Either because we want to lower the costs of maintenance of older versions, or because we decided to make changes in the app database, or any other reason, it is important to make sure that every user in our app has the latest version.

In Android, auto-updates are activated by default, but they may not get installed at the time they’re available, and in some cases this feature may have been deactivated manually by the user.

How to…?

Because of all that, here are 3 ways to verify the app version the user has installed on their device and, in case there is a new version available, invite them to proceed with the update.

Communication with back-end

If we manage our own back-end, we can have a table in the database with the current version of the app published in the Play Store, and create an endpoint which returns that value. That way, if we store the current app version on a constant in the code, we can make the proper request to that endpoint in any part of the normal flow of the app we may need (for example, before performing the login), and make the comparison. If the version returned from BE is newer than the one we have in the code, we can stop the flow and invite the user to update the app with a custom dialog.

Firebase Remote Config

The previous approach can be used even if we don’t have a proper back-end which returns the value from a table in a database. In the Firebase Remote Config platform, different parameters can be defined with a value to be requested later in our app. Then we proceed in the same way we would do it if the parameter was returned from an endpoint in the back-end.


In-App Updates

Google offers - of course - a native solution through the implementation of the Play Core library.

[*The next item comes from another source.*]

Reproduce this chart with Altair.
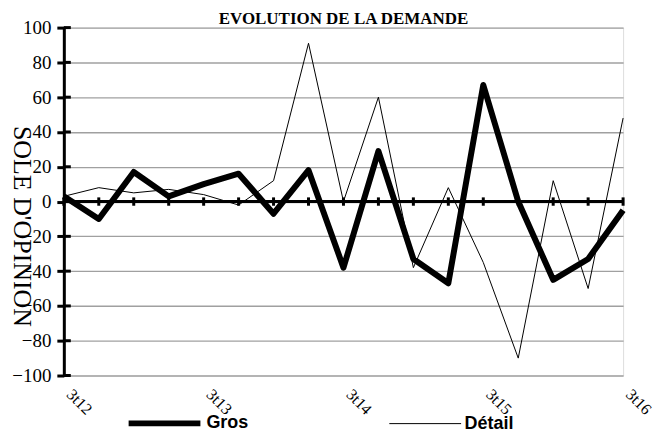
import altair as alt
import pandas as pd

quarters = ["3t12", "4t12", "1t13", "2t13", "3t13", "4t13", "1t14", "2t14", "3t14",
            "4t14", "1t15", "2t15", "3t15", "4t15", "1t16", "2t16", "3t16"]
gros = [3, -10, 17, 3, 10, 16, -7, 18, -38, 29, -33, -47, 67, 0, -45, -33, -5]
detail = [3, 8, 5, 7, 4, -2, 12, 91, 0, 60, -38, 8, -35, -90, 12, -50, 48]
series_names = ["Gros", "Détail"]
label_quarters = ["3t12", "3t13", "3t14", "3t15", "3t16"]
y_ticks = list(range(-100, 101, 20))

rows = []
for i, q in enumerate(quarters):
    rows.append({"quarter": q, "value": detail[i], "series": "Détail", "ord": 0})
for i, q in enumerate(quarters):
    rows.append({"quarter": q, "value": gros[i], "series": "Gros", "ord": 1})
df = pd.DataFrame(rows)
qdf = pd.DataFrame({"quarter": quarters})
tdf = pd.DataFrame({"value": y_ticks})

xscale = alt.Scale(type="point", padding=0, domain=quarters)
xaxis = alt.Axis(values=label_quarters, labelAngle=45, labelAlign="left",
                 labelBaseline="middle", labelPadding=16, labelOffset=5,
                 labelFont="Liberation Serif",
                 labelFontSize=16, labelColor="black", domain=False, ticks=False,
                 grid=False, title=None, labelOverlap=False)
yscale = alt.Scale(domain=[-100, 100], nice=False, zero=False)
yaxis = alt.Axis(values=y_ticks, grid=True, gridColor="#a0a0a0", gridWidth=1.3,
                 domainColor="black", domainWidth=3, tickColor="black", tickWidth=3,
                 tickSize=7, labelFont="Liberation Serif", labelFontSize=19,
                 labelColor="black", labelPadding=6, labelOverlap=False,
                 title="SOLE D'OPINION", titleAngle=90, titleFont="Liberation Serif",
                 titleFontSize=26, titleFontWeight="normal", titleColor="black",
                 titleAlign="center", titleBaseline="middle", titleX=-42, titleY=199)

xenc = alt.X("quarter:N", scale=xscale, axis=xaxis, sort=quarters)
yenc = alt.Y("value:Q", scale=yscale, axis=yaxis)

zero = alt.Chart(qdf).mark_rule(color="black", strokeWidth=3).encode(
    y=alt.Y(datum=0, scale=yscale, axis=yaxis))

inner_ticks = alt.Chart(tdf).mark_rule(color="black", strokeWidth=3).encode(
    x=alt.value(0), x2=alt.value(7), y=yenc)

cat_ticks = alt.Chart(qdf).mark_rule(color="black", strokeWidth=3).encode(
    x=xenc, y=alt.Y(datum=-2.4, scale=yscale, axis=yaxis), y2=alt.datum(2.4))

lines = alt.Chart(df).mark_line(color="black", strokeJoin="round", strokeCap="butt").encode(
    x=xenc, y=yenc,
    detail="series:N",
    order=alt.Order("ord:Q"),
    strokeWidth=alt.StrokeWidth(
        "series:N",
        scale=alt.Scale(domain=series_names, range=[6, 1]),
        legend=alt.Legend(title=None, orient="none", legendX=62, legendY=358,
                          direction="horizontal", symbolType="stroke",
                          symbolSize=5184, symbolStrokeColor="black",
                          labelFont="Liberation Sans", labelFontWeight="bold",
                          labelFontSize=18, labelColor="black", labelOffset=3,
                          columnPadding=138)))

chart = alt.layer(lines, zero, inner_ticks, cat_ticks).properties(
    width=561, height=349,
    autosize=alt.AutoSizeParams(type="none"),
    padding={"left": 56, "top": 19, "right": 32, "bottom": 57},
    title=alt.TitleParams("EVOLUTION DE LA DEMANDE", font="Liberation Serif",
                          fontSize=17, fontWeight="bold", color="black",
                          anchor="middle", offset=3, dy=12),
).configure_view(stroke=None).configure(background="white").configure_axis(
    labelOverlap=False)

chart.save("out.html", embed_options={"renderer": "svg", "actions": False})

It provides different features, such as defining the priority of the update, suggesting and forcing the users to download the latest version, and a callback method to be executed once the update is finished.


As we now have seen, there are different options between which we, as developers, can choose to force the update of the users’ app. Even if we don’t consider it necessary initially, it is highly recommended to implement one of these approaches since the first version of the app becomes productive, to be able to face any further problem that we may encounter.